Want a pink tower? We can use pricing for it as a rough approximation of the pricing structure of various companies. Many should be viewed in the context of other disount offers from the companies and are provided here only as general indicators.

Your options, based on the websites or phone queries, as of late August, might look like this:

Nienhuis, the traditional and dominant market player, will sell you a pink tower for about $139.

Several established first-wave companies offer slightly lower prices.

According to websites, Kaybee Montessori will offer the Gonzagareddi-made tower for $120. The Juliana Group has it priced at about $107.

Appleseed Montessori, a decade-old California-based importer, has the tower priced at $119.

The Materials Company of Boston has a tower priced at $105.

A tower imported from Sri Lanka is available from Bruins USA for $102 and Edu Aids for $90.

Canadian importer Cab Dev offers the tower, with stand, for $145.

A truly competitive marketplace to be sure, with some potential for a tradeoff between price and quality.

All these companies have been frequent exhibitors at conferences with some track record and reasonably high levels of consumer awareness.

Now with the Internet and the second wave, there is a spate of new companies selling primarily through the net, almost all importing materials from Asia.  They provide low-cost options but raise questions and challenge the stability of the market.
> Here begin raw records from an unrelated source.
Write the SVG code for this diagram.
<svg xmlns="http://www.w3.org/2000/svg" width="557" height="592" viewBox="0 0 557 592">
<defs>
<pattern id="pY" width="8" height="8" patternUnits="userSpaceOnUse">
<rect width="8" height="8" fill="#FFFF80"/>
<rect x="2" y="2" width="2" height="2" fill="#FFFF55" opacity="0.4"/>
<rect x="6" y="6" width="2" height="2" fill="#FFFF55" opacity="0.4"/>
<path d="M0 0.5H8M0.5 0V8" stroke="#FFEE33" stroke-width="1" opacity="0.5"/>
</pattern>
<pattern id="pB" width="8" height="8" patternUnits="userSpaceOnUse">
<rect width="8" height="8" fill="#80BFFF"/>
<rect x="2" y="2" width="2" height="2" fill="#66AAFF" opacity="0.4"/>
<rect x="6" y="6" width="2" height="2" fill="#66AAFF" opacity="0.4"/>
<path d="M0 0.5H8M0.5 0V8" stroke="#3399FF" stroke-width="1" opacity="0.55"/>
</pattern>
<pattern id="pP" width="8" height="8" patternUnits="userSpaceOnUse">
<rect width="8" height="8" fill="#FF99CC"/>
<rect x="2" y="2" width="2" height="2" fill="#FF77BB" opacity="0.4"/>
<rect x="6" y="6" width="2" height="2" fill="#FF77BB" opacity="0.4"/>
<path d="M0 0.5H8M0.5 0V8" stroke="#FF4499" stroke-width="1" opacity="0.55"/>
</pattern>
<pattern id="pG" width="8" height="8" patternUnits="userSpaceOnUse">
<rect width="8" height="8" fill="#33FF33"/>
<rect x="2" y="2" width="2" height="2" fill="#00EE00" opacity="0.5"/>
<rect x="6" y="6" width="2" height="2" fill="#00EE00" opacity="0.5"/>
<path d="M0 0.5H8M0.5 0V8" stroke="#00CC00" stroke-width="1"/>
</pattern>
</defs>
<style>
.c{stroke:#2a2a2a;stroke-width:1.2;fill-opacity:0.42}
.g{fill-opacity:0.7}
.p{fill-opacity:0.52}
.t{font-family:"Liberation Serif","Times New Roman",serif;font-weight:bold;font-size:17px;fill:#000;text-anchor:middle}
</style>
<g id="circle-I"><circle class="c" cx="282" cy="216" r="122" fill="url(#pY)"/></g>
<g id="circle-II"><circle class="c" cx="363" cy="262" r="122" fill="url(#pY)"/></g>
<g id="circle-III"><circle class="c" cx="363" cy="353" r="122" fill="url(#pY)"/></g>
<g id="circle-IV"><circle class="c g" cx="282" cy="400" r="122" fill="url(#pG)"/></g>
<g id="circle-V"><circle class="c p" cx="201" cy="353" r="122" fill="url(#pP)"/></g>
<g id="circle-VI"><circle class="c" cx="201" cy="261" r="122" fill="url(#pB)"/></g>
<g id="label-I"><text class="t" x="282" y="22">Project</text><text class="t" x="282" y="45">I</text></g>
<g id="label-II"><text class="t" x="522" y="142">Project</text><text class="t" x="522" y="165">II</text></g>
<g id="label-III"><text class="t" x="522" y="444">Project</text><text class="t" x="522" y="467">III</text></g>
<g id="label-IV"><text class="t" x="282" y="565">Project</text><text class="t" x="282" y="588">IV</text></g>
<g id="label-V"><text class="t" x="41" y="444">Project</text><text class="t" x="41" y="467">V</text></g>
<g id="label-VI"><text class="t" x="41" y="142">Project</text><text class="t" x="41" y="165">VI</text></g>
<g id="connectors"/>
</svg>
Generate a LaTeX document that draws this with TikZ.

They’ve got low price options on that pink tower.

E & O Montessori will ship from Canada for $90.

MontessoriLand, with a U.S. office in California, showed a list price of $90 with a sale price of $59.

Montessori Outlet’s base price was $39, but that was reduced further by a 25 percent discount that ran until the end of August.

Alison’s Montessori and Educational Materials, with a base in New York, sells the tower for $38.

Bambini will ship from Malaysia for $35.

Adena Montessori, which lists a corporate headquarters in Ohio, sell a pink tower at a regular price of $39, discounted to $29.95.

Kid Advance, with a U.S. office in California, has the tower listed at $28.14.

Montessori Concepts, a Chinese importer with links to Edu Aids, has on its website a price of $24.

IFIT, based in Canada and shipping from Ningbo, China, shows a $14.95 price on its website.

And of course there is eBay, with several Pink Towers up for bid, with starting bids below $5.

What is a consumer to make of the price range and what are the implications for the Montessori community?

Nienhuis and, to a lesser degree, several other first-wave companies, have long designated revenues that have contributed mightily to the health of the U.S. Montessori community through support for organizations, teacher education centers, conferences, publications and projects. If pricing becomes more competitive, will those funds dry up?

Will programs suffer if they use lower quality material? Several first-wave vendors express limited concern about the threat to their sales. They suggest that they are unlikely to respond until quality and reliability improves. Several reported calls from schools that were dissatisfied with materials purchased from second-wave companies over the Internet. Among the concerns was that Interned-ordered pink towers were hollow, plywood construction sloppily glued together rather than solid wood.

At least some of the sellers are clear about the price-quality tradeoff. Jason Tao, who represents Montessori Outlet, frequently promotes Niehnuis when quality is the only concern. “If you have the money,” he said, “buy Nienhuis.” His website includes the text:

“First class Montessori materials are sold by Nienhuis Montessori Company. They are excellent quality materials made of beech wood with perfect finishing.… Montessori [Outlet] materials are still well made with relatively good quality finishing.”

There are no easy answers, but based on suggestions from several vendors, here are some questions you might ask before purchasing:

• Does the company have a printed catalog?

• What is the warranty?

• What is the return policy?

• Is there an easy phone contact should problems occur?

• What are the shipping charges and, if shipping is international, how do charges compare to those of companies shipping from North America?

• What insight and information can local training centers staff members or other school heads and teachers provide?